Chuck Weatherspoon

No. 37
- Position: Running back

Personal information
- Born: July 31, 1968 (age 57) Hinesville, Georgia, U.S.
- Listed height: 5 ft 9 in (1.75 m)
- Listed weight: 229 lb (104 kg)

Career information
- High school: La Habra (La Habra, California)
- College: Houston
- NFL draft: 1991: 9th round, 242nd overall pick

Career history
- Philadelphia Eagles (1991)*; Tampa Bay Buccaneers (1991); Detroit Lions (1991)*; Dallas Cowboys (1992)*; Fort Worth Cavalry (1994);
- * Offseason or practice squad member only

Awards and highlights
- First-team All-SWC (1989); Second-team All-SWC (1988);
- Stats at Pro Football Reference
- Stats at ArenaFan.com

= Chuck Weatherspoon =

American football player (born 1968)

Johnny "Chuck" Weatherspoon, Jr. (born July 31, 1968) is an American former professional football running back who played one season with the Tampa Bay Buccaneers of the National Football League (NFL). He was selected by the Philadelphia Eagles in the ninth round of the 1991 NFL draft. Weatherspoon played college football at the University of Houston.

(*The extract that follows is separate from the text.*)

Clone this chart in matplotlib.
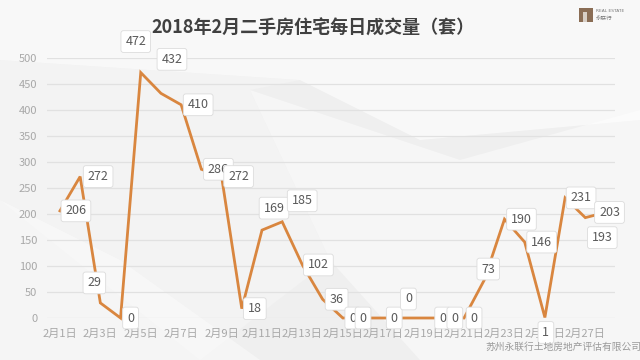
import matplotlib
matplotlib.use("Agg")
import matplotlib.pyplot as plt
from matplotlib.patches import Polygon, Rectangle

plt.rcParams['font.family'] = ['Noto Sans CJK SC', 'DejaVu Sans']

title = "2018年2月二手房住宅每日成交量（套）"
days = list(range(1, 29))
day_labels = [f"2月{d}日" for d in days]
values = [206, 272, 29, 0, 472, 432, 410, 286, 272, 18, 169, 185, 102, 36,
          0, 0, 0, 0, 0, 0, 0, 73, 190, 146, 1, 231, 193, 203]
yticks = [0, 50, 100, 150, 200, 250, 300, 350, 400, 450, 500]
footer = "苏州永联行土地房地产评估有限公司"

# label offsets in pixels (style)
offsets = [(16, 0), (18, 0), (-6, 20), (10, 0), (-5, 31), (11, 34), (17, 0),
           (17, 0), (17, 0), (13, 0), (12, 22), (20, 21), (16, 0), (14, 0),
           (10, 0), (0, 0), (11, 0), (5, 19), (19, 0), (11, 0), (10, 0),
           (4, 11), (17, 0), (17, 0), (1, -15), (16, 0), (17, -20), (4, 0)]

W, H = 640, 360
fig = plt.figure(figsize=(W / 100, H / 100), dpi=100)
fig.patch.set_facecolor('#efefef')

# background decoration
bg = fig.add_axes([0, 0, 1, 1], zorder=-10)
bg.set_xlim(0, W); bg.set_ylim(H, 0); bg.axis('off')
bg.add_patch(Polygon([(0, 0), (640, 0), (640, 120), (420, 140), (300, 80), (0, 60)],
                     closed=True, fc='white', ec='none', alpha=0.6))
bg.add_patch(Polygon([(250, 90), (460, 160), (640, 110), (640, 360), (420, 360), (330, 260)],
                     closed=True, fc='white', ec='none', alpha=0.45))
bg.add_patch(Polygon([(0, 360), (0, 200), (120, 260), (260, 360)],
                     closed=True, fc='white', ec='none', alpha=0.4))
bg.add_patch(Polygon([(0, 60), (300, 80), (250, 90), (330, 260), (200, 360), (0, 200)],
                     closed=True, fc='white', ec='none', alpha=0.25))

# logo
bg.add_patch(Rectangle((579, 8), 14, 14, fc='#8a6d55', ec='none'))
bg.add_patch(Rectangle((583, 12), 4, 10, fc='#d8cfc6', ec='none'))
bg.text(596, 11, "REAL ESTATE", fontsize=3.2, color='#7a7a7a', va='center', family='DejaVu Sans')
bg.text(596, 19, "永联行", fontsize=4, color='#7a7a7a', va='center')

ax_left, ax_right = 47, 615
ax_bottom, ax_top = 318, 58
ax = fig.add_axes([ax_left / W, (H - ax_bottom) / H, (ax_right - ax_left) / W,
                   (ax_bottom - ax_top) / H])
ax.set_facecolor('none')
ax.set_xlim(0.36, 28.47)
ax.set_ylim(0, 500)
for s in ax.spines.values():
    s.set_visible(False)
ax.set_yticks(yticks)
ax.yaxis.grid(True, color='#e1e1e1', lw=0.9)
ax.set_axisbelow(True)
ax.tick_params(length=0, labelsize=8, colors='#a8a8a8')
ax.tick_params(axis='y', pad=7)
ax.tick_params(axis='x', pad=8)
ax.set_xticks(days[::2])
ax.set_xticklabels(day_labels[::2])

ax.plot(days, values, color='#d9863f', lw=2.0, clip_on=False, zorder=3,
        solid_joinstyle='miter')

for d, v, (dx, dy) in zip(days, values, offsets):
    ax.annotate(str(v), (d, v), xytext=(dx, dy), textcoords='offset pixels',
                ha='center', va='center', fontsize=9, color='#5a5a5a',
                zorder=5, annotation_clip=False,
                bbox=dict(boxstyle='round,pad=0.35,rounding_size=0.2',
                          fc='white', ec='#dcdcdc', lw=0.6))

fig.text(313 / W, 1 - 28 / H, title, ha='center', va='center', fontsize=13,
         fontweight='bold', color='#404040')
fig.text(563 / W, 1 - 347 / H, footer, ha='center', va='center', fontsize=7,
         color='#9a9a9a')

fig.savefig('out.png', dpi=100, facecolor=fig.get_facecolor())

He was also a member of the Fort Worth Cavalry of the Arena Football League (AFL).

==Early life==
Weatherspoon attended La Habra High School in La Habra, California.

==College career==
Weatherspoon played for the Houston Cougars of the University of Houston from 1987 to 1990. He recorded career totals of 3,247 yards and 27 touchdowns on 395 rushing attempts. He also accumulated 1,375 yards and eight touchdowns on 117 receptions. Weatherspoon led NCAA Division I-A in rushing yards per attempt in 1988 with an 8.5 average and again led Division I-A with a 9.6 average in 1989. His career average of 8.2 yards per carry is tied with Darrell Henderson of Memphis as the best in college football history.

==Professional career==
Weatherspoon was selected by the Philadelphia Eagles of the NFL in the ninth round with the 242nd pick in the 1991 NFL draft. He was subsequently signed as a free agent by the Tampa Bay Buccaneers and played in four games for the team during the 1991 season. He played for the Fort Worth Cavalry of the AFL in 1994.